*Collected material*:
╔══
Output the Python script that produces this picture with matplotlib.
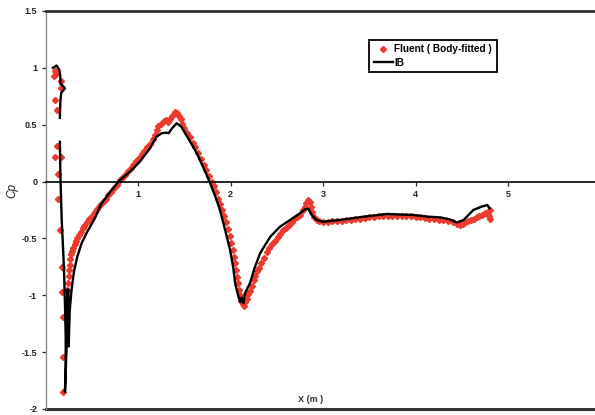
import numpy as np
import matplotlib
matplotlib.use('Agg')
import matplotlib.pyplot as plt

# Surface pressure coefficient along the body, Fluent (body-fitted) vs IB
fluent_x = [0.10, 0.09, 0.11, 0.17, 0.17, 0.10, 0.12, 0.12, 0.10, 0.17, 0.14, 0.14, 0.16,
            0.175, 0.175, 0.185, 0.185, 0.185,
            0.235, 0.24, 0.25, 0.255, 0.265, 0.27, 0.28, 0.29, 0.30, 0.315, 0.33, 0.345,
            0.36, 0.38, 0.40, 0.42, 0.445, 0.47, 0.50, 0.53, 0.56, 0.59, 0.62, 0.65,
            0.68, 0.71, 0.74, 0.77, 0.80, 0.83, 0.86, 0.89, 0.92, 0.95, 0.98, 1.01,
            1.04, 1.07, 1.10, 1.13, 1.16, 1.18, 1.20, 1.22, 1.25, 1.28, 1.30, 1.32,
            1.35, 1.37, 1.40, 1.42, 1.44, 1.46, 1.48, 1.50, 1.53, 1.56, 1.59, 1.62,
            1.65, 1.68, 1.71, 1.74, 1.77, 1.80, 1.82, 1.845, 1.87, 1.89, 1.91, 1.93,
            1.95, 1.97, 1.99, 2.01, 2.025, 2.04, 2.05, 2.06, 2.07, 2.08, 2.09, 2.10,
            2.115, 2.13, 2.145, 2.16, 2.175, 2.19, 2.21, 2.23, 2.25, 2.27, 2.29, 2.31,
            2.33, 2.36, 2.39, 2.42, 2.45, 2.48, 2.51, 2.54, 2.57, 2.60, 2.63, 2.66,
            2.69, 2.72, 2.75, 2.78, 2.80, 2.82, 2.84, 2.855, 2.87, 2.885, 2.90, 2.93,
            2.96, 3.00, 3.05, 3.10, 3.15, 3.20, 3.25, 3.30, 3.35, 3.40, 3.45, 3.50,
            3.55, 3.60, 3.65, 3.70, 3.75, 3.80, 3.85, 3.90, 3.95, 4.00, 4.05, 4.10,
            4.15, 4.20, 4.25, 4.30, 4.35, 4.40, 4.45, 4.48, 4.51, 4.54, 4.57, 4.60,
            4.63, 4.66, 4.69, 4.72, 4.75, 4.78, 4.79, 4.80, 4.80]
fluent_cp = [0.97, 0.93, 0.95, 0.88, 0.82, 0.72, 0.63, 0.31, 0.22, 0.22, 0.07, -0.15, -0.43,
             -0.75, -0.97, -1.19, -1.54, -1.85,
             -0.95, -0.89, -0.83, -0.78, -0.73, -0.68, -0.64, -0.61, -0.58, -0.55, -0.52, -0.50,
             -0.47, -0.44, -0.41, -0.39, -0.36, -0.33, -0.30, -0.27, -0.24, -0.21, -0.18, -0.15,
             -0.12, -0.09, -0.06, -0.03, 0.01, 0.03, 0.06, 0.09, 0.12, 0.15, 0.18, 0.21,
             0.24, 0.27, 0.30, 0.33, 0.37, 0.41, 0.45, 0.49, 0.51, 0.53, 0.54, 0.52,
             0.55, 0.58, 0.61, 0.60, 0.58, 0.55, 0.51, 0.47, 0.43, 0.39, 0.34, 0.30,
             0.25, 0.20, 0.15, 0.10, 0.05, 0.00, -0.04, -0.09, -0.15, -0.20, -0.25, -0.30,
             -0.36, -0.42, -0.48, -0.54, -0.60, -0.66, -0.72, -0.78, -0.84, -0.89, -0.95, -1.00,
             -1.05, -1.08, -1.09, -1.06, -1.03, -0.99, -0.96, -0.92, -0.87, -0.83, -0.79, -0.76,
             -0.72, -0.67, -0.62, -0.58, -0.55, -0.52, -0.49, -0.46, -0.43, -0.41, -0.38, -0.36,
             -0.33, -0.31, -0.29, -0.25, -0.22, -0.19, -0.16, -0.18, -0.22, -0.27, -0.31, -0.34,
             -0.35, -0.36, -0.355, -0.35, -0.35, -0.345, -0.34, -0.335, -0.33, -0.325, -0.32, -0.315,
             -0.31, -0.305, -0.30, -0.30, -0.30, -0.30, -0.30, -0.305, -0.305, -0.31, -0.315, -0.32,
             -0.325, -0.33, -0.335, -0.34, -0.35, -0.36, -0.375, -0.38, -0.375, -0.36, -0.35, -0.34,
             -0.33, -0.315, -0.30, -0.29, -0.28, -0.27, -0.30, -0.33, -0.25]

ib_x = [0.08, 0.10, 0.12, 0.15, 0.16, 0.16, 0.19, 0.21, 0.19, 0.17, 0.16, 0.155, np.nan,
        0.155, 0.16, 0.165, 0.175, 0.19, 0.20, 0.21, 0.218, 0.218, 0.21,
        0.228, 0.232, 0.235, 0.248, 0.25, 0.262, 0.283, 0.308, 0.344, 0.391, 0.452, 0.535,
        0.60, 0.70, 0.806, 0.914, 1.02, 1.13, 1.20, 1.256, 1.30, 1.33, 1.37, 1.418,
        1.47, 1.55, 1.635, 1.72, 1.78, 1.84, 1.886, 1.94, 1.995, 2.03, 2.05, 2.085,
        2.105, 2.12, 2.14, 2.157, 2.21, 2.26, 2.32, 2.38, 2.43, 2.535, 2.643, 2.751,
        2.805, 2.84, 2.878, 2.93, 3.00, 3.18, 3.436, 3.69, 3.976, 4.138, 4.265, 4.37,
        4.445, 4.52, 4.625, 4.716, 4.776, 4.80]
ib_cp = [1.00, 1.01, 1.02, 0.98, 0.93, 0.86, 0.84, 0.82, 0.80, 0.78, 0.70, 0.56, np.nan,
         0.35, 0.10, -0.07, -0.34, -0.59, -0.78, -1.07, -1.36, -1.66, -1.85,
         -1.45, -1.13, -0.95, -0.95, -1.45, -1.13, -0.94, -0.79, -0.66, -0.54, -0.44, -0.32,
         -0.20, -0.09, 0.014, 0.087, 0.175, 0.293, 0.395, 0.425, 0.43, 0.425, 0.47, 0.513,
         0.48, 0.37, 0.25, 0.10, -0.015, -0.14, -0.25, -0.42, -0.60, -0.76, -0.895, -1.01,
         -1.06, -1.02, -1.07, -0.98, -0.895, -0.76, -0.63, -0.55, -0.485, -0.397, -0.338, -0.279,
         -0.244, -0.24, -0.294, -0.338, -0.353, -0.338, -0.309, -0.285, -0.294, -0.309, -0.315, -0.332,
         -0.36, -0.338, -0.25, -0.22, -0.206, -0.235]

plt.rcParams['font.family'] = ['Liberation Sans', 'DejaVu Sans']

fig = plt.figure(figsize=(5.95, 4.15), dpi=100)
# axes runs a little past the right edge, like the original page
ax = fig.add_axes([0.0765, 0.0145, 0.9328, 0.959])

ax.plot(fluent_x, fluent_cp, ls='none', marker='D', ms=3.1, color='#ec3a2e',
        mec='#ec3a2e', label='Fluent ( Body-fitted )', zorder=2)
ax.plot(ib_x, ib_cp, color='black', lw=1.7, label='IB', zorder=3)

ax.set_xlim(0, 6)
ax.set_ylim(-2, 1.5)
ax.set_xticks([1, 2, 3, 4, 5])
ax.set_yticks([-2, -1.5, -1, -0.5, 0, 0.5, 1, 1.5])
ax.set_yticklabels(['-2', '-1.5', '-1', '-0.5', '0', '0.5', '1', '1.5'])

# x axis sits on Cp = 0, frame drawn top and bottom
ax.spines['bottom'].set_position(('data', 0))
ax.spines['bottom'].set_linewidth(1.2)
ax.spines['right'].set_visible(False)
ax.spines['top'].set_linewidth(2.0)
ax.spines['top'].set_color('#333333')
ax.spines['left'].set_linewidth(1.0)
ax.spines['left'].set_color('#8a8a8a')
ax.plot([0, 1], [0, 0], transform=ax.transAxes, color='#333333', lw=2.2, clip_on=False)

ax.tick_params(axis='both', direction='out', length=3, width=0.9, labelsize=6.5,
               colors='#222222', pad=3)
for lab in ax.get_xticklabels() + ax.get_yticklabels():
    lab.set_fontweight('bold')

fig.text(12 / 595, 0.54, 'Cp', rotation=90, fontsize=8.5, style='italic',
         ha='center', va='center', color='#222222')
fig.text(311 / 595, 16 / 415, 'X (m )', fontsize=6.5, fontweight='bold',
         ha='center', va='center', color='#333333')

leg = ax.legend(loc='upper left', bbox_to_anchor=(369 / 595, 1 - 40 / 415),
                bbox_transform=fig.transFigure, numpoints=1, fancybox=False,
                framealpha=1, edgecolor='black', handlelength=1.9, handletextpad=0.2,
                borderpad=0.45, labelspacing=0.3, borderaxespad=0,
                prop={'size': 7.2, 'weight': 'bold'})
leg.get_frame().set_linewidth(1.3)

fig.savefig('out.png', dpi=100, facecolor='white')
╚══
*Exercise details*:
Write out nothing but the lines from the start of the data through the line with "import matplotlib.pyplot as plt". Leave out the pictures.

*Output below*:
Output the Python script that produces this picture with matplotlib.
import numpy as np
import matplotlib
matplotlib.use('Agg')
import matplotlib.pyplot as plt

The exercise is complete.